I read the essay "Declaring the Rights of Players" by Raph Koster. This essay was published in 2000 and I found it in a book of essays that I borrowed from my professor called "The Game Design Reader: A Rule of Play Anthology". (Sorry I borrowed it for so long!)
This essay started by talking about the idea of giving rights to online avatars. The author wrote up a 'Declaration of the Rights of Avatars' that was based on the Declaration of the Rights of Man and of the Citizen approved by the National Assembly of France on August 26 of 1789 with Articles based on the US Bill of Rights. (To say the least, this document was very loftily written and I had a bit of a hard time getting through it.) The author then sent this document to "a collection of the smartest virtual world admins and designers" that he knew. Their responses to the document were rather critical and defensive, like they didn't want to give players written rights like that for fear that their power as admins and such might be taken from them.
So the author revised the document into more modern English (thank goodness), using common words rather than dictionary terms used in laws and such.

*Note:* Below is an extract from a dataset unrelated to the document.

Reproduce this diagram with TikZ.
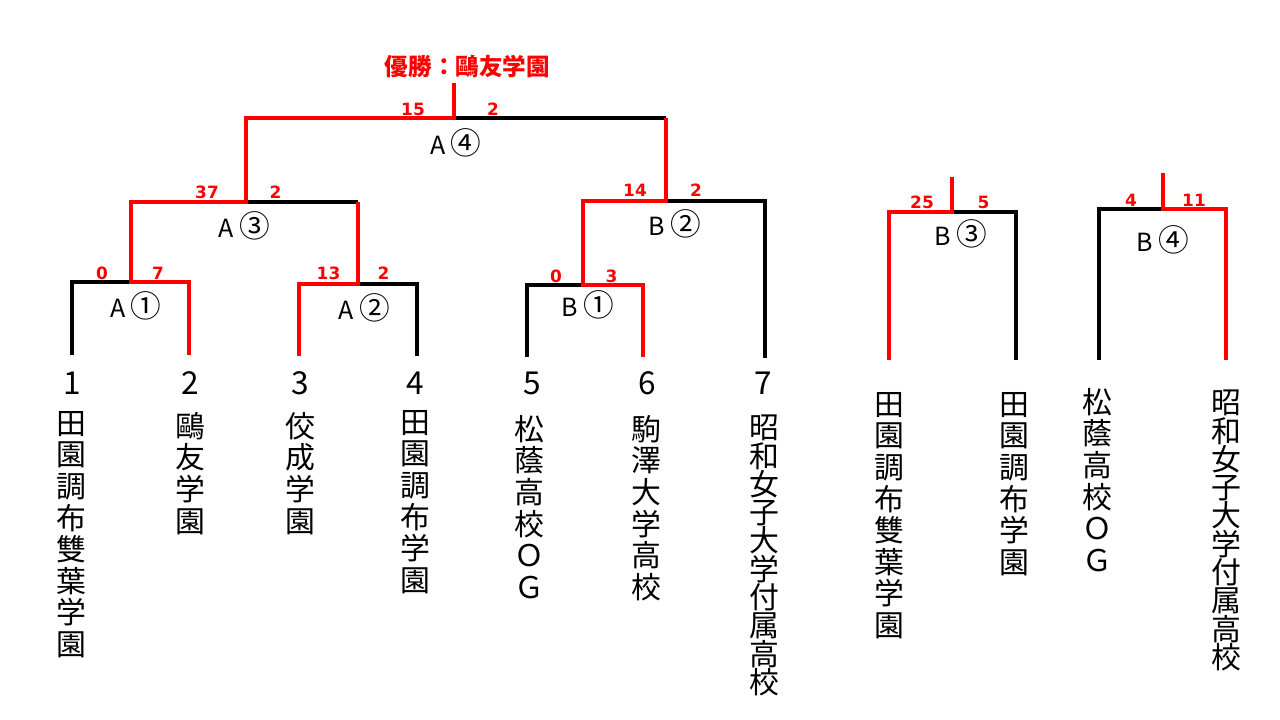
\documentclass[tikz,border=0pt]{standalone}
\usepackage{fontspec}
\setmainfont{Noto Sans CJK JP}
\newfontfamily\scorefont{DejaVu Sans}
\definecolor{wred}{RGB}{255,0,0}
\newcommand\gamelabel[2]{{\fontsize{18.75}{20}\selectfont #1}\hspace{4pt}{\fontsize{23}{24}\selectfont #2}}
\newcommand\tightlines{\lineskiplimit=-100pt\lineskip=0pt\relax}
\tikzset{
  blk/.style={draw=black, line width=2.3pt, line join=miter},
  rd/.style={draw=wred, line width=3pt, line join=miter},
  score/.style={text=wred, font=\scorefont\bfseries\fontsize{12.7}{13}\selectfont, inner sep=0pt},
  team/.style={anchor=north, align=center, inner sep=0pt, font=\fontsize{22.4}{23.7}\selectfont\tightlines},
  longteam/.style={team, font=\fontsize{22.4}{21.2}\selectfont\tightlines},
  seednum/.style={inner sep=0pt, font=\fontsize{23.7}{24}\selectfont},
  game/.style={inner sep=0pt},
  champ/.style={inner sep=0pt, text=wred, font=\bfseries\fontsize{17.7}{18}\selectfont},
}
\begin{document}
\begin{tikzpicture}[x=0.75pt,y=-0.75pt]
\useasboundingbox (0,0) rectangle (1280,720);
\fill[white] (0,0) rectangle (1280,720);
% ---- coordinates ----
% A1
\coordinate (a1Lb) at (72,355);  \coordinate (a1Lt) at (72,282);
\coordinate (a1Rb) at (189,355); \coordinate (a1Rt) at (189,282);
\coordinate (a1m) at (131,282);
% A2
\coordinate (a2Lb) at (299,356); \coordinate (a2Lt) at (299,284);
\coordinate (a2Rb) at (417,356); \coordinate (a2Rt) at (417,284);
\coordinate (a2m) at (358,284);
% A3
\coordinate (a3L) at (131,202); \coordinate (a3R) at (358,202); \coordinate (a3m) at (246,202);
% A4
\coordinate (a4L) at (246,118); \coordinate (a4R) at (666,118); \coordinate (a4m) at (454,118);
\coordinate (a4top) at (454,83);
% B1
\coordinate (b1Lb) at (527,357); \coordinate (b1Lt) at (527,285);
\coordinate (b1Rb) at (643,357); \coordinate (b1Rt) at (643,285);
\coordinate (b1m) at (583,285);
% B2
\coordinate (b2L) at (583,201); \coordinate (b2m) at (666,201);
\coordinate (b2Rt) at (765,201); \coordinate (b2Rb) at (765,358);
% B3
\coordinate (b3Lb) at (889,360); \coordinate (b3Lt) at (889,212);
\coordinate (b3Rb) at (1016,360); \coordinate (b3Rt) at (1016,212);
\coordinate (b3m) at (952,212); \coordinate (b3top) at (952,177);
% B4
\coordinate (b4Lb) at (1099,360); \coordinate (b4Lt) at (1099,209);
\coordinate (b4Rb) at (1226,360); \coordinate (b4Rt) at (1226,209);
\coordinate (b4m) at (1163,209); \coordinate (b4top) at (1163,173);
% ---- black lines ----
\draw[blk] (a1Lb) -- (a1Lt) -- (a1m);
\draw[blk] (a2Rb) -- (a2Rt) -- (a2m);
\draw[blk] (a3m) -- (a3R);
\draw[blk] (a4m) -- (a4R);
\draw[blk] (b1Lb) -- (b1Lt) -- (b1m);
\draw[blk] (b2m) -- (b2Rt) -- (b2Rb);
\draw[blk] (b3m) -- (b3Rt) -- (b3Rb);
\draw[blk] (b4Lb) -- (b4Lt) -- (b4m);
% ---- red lines ----
\draw[rd] (a1Rb) -- (a1Rt) -- (a1m) -- (a3L) -- (a3m) -- (a4L) -- (a4m) -- (a4top);
\draw[rd] (a2Lb) -- (a2Lt) -- (a2m) -- (a3R);
\draw[rd] (b1Rb) -- (b1Rt) -- (b1m) -- (b2L) -- (b2m) -- (a4R);
\draw[rd] (b3Lb) -- (b3Lt) -- (b3m) -- (b3top);
\draw[rd] (b4Rb) -- (b4Rt) -- (b4m) -- (b4top);
% ---- champion ----
\node[champ] (champ) at (467.5,67) {優勝：鷗友学園};
% ---- scores ----
\node[score] (s15) at (413,109.5) {15};
\node[score] (s4r) at (493,109.5) {2};
\node[score] (s37) at (207,192.5) {37};
\node[score] (s3r) at (275.5,192.5) {2};
\node[score] (s1l) at (102,273) {0};
\node[score] (s1r) at (158,273) {7};
\node[score] (s2l) at (328.5,273) {13};
\node[score] (s2r) at (383.5,273) {2};
\node[score] (sb2l) at (635,190) {14};
\node[score] (sb2r) at (696,190) {2};
\node[score] (sb1l) at (556,276) {0};
\node[score] (sb1r) at (611.5,276) {3};
\node[score] (sb3l) at (922,202) {25};
\node[score] (sb3r) at (983.5,202) {5};
\node[score] (sb4l) at (1131,200) {4};
\node[score] (sb4r) at (1194,200) {11};
% ---- game labels ----
\node[game] (gA1) at (136,306) {\gamelabel{A}{①}};
\node[game] (gA2) at (364.5,308) {\gamelabel{A}{②}};
\node[game] (gA3) at (244.5,225.5) {\gamelabel{A}{③}};
\node[game] (gA4) at (456,142.5) {\gamelabel{A}{④}};
\node[game] (gB1) at (588,305) {\gamelabel{B}{①}};
\node[game] (gB2) at (675,224) {\gamelabel{B}{②}};
\node[game] (gB3) at (960.5,234) {\gamelabel{B}{③}};
\node[game] (gB4) at (1163,240) {\gamelabel{B}{④}};
% ---- seed numbers ----
\node[seednum] (n1) at (72,383) {1};
\node[seednum] (n2) at (190,383) {2};
\node[seednum] (n3) at (300,383) {3};
\node[seednum] (n4) at (415,383) {4};
\node[seednum] (n5) at (532,383) {5};
\node[seednum] (n6) at (647,383) {6};
\node[seednum] (n7) at (763,383) {7};
% ---- teams ----
\node[team] (t1) at (71,411) {田\\園\\調\\布\\雙\\葉\\学\\園};
\node[team] (t2) at (190,412) {鷗\\友\\学\\園};
\node[team] (t3) at (300,412) {佼\\成\\学\\園};
\node[team] (t4) at (415,410) {田\\園\\調\\布\\学\\園};
\node[team] (t5) at (529,415) {松\\蔭\\高\\校\\Ｏ\\Ｇ};
\node[team] (t6) at (646,415) {駒\\澤\\大\\学\\高\\校};
\node[longteam] (t7) at (764,415) {昭\\和\\女\\子\\大\\学\\付\\属\\高\\校};
\node[team] (t8) at (889,392) {田\\園\\調\\布\\雙\\葉\\学\\園};
\node[team] (t9) at (1014,392) {田\\園\\調\\布\\学\\園};
\node[team] (t10) at (1097.5,388) {松\\蔭\\高\\校\\Ｏ\\Ｇ};
\node[longteam] (t11) at (1226,390) {昭\\和\\女\\子\\大\\学\\付\\属\\高\\校};
\end{tikzpicture}
\end{document}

The document said the same things, just in simpler and more friendly terms that made it seem like guidelines rather than an imposing law. He had some of the same people review the new document and it turned out that they were much more supportive of this revised version.
The author concluded that rather than have the rights of avatars, we should have general guidelines (like the ones he wrote) that are there to hold a standard for admins and have something players can hold admins to in order to ensure fair play.
I thought this essay was interesting. It's a bit old, but I think it still applies to gameplay today. At first I wasn't sure where the author was taking it, or how it would tie into my research idea of community in gaming; but after finishing the essay I realized that it was all common sense and common courtesy. The character, be it admin or not, has a human being behind it. The revised document states this right off the bat: "[Game] players are people. They don't stop being people when they log on." If both players and admins remember this and just treat each other as people, a lot of problems would be solved within gaming communities.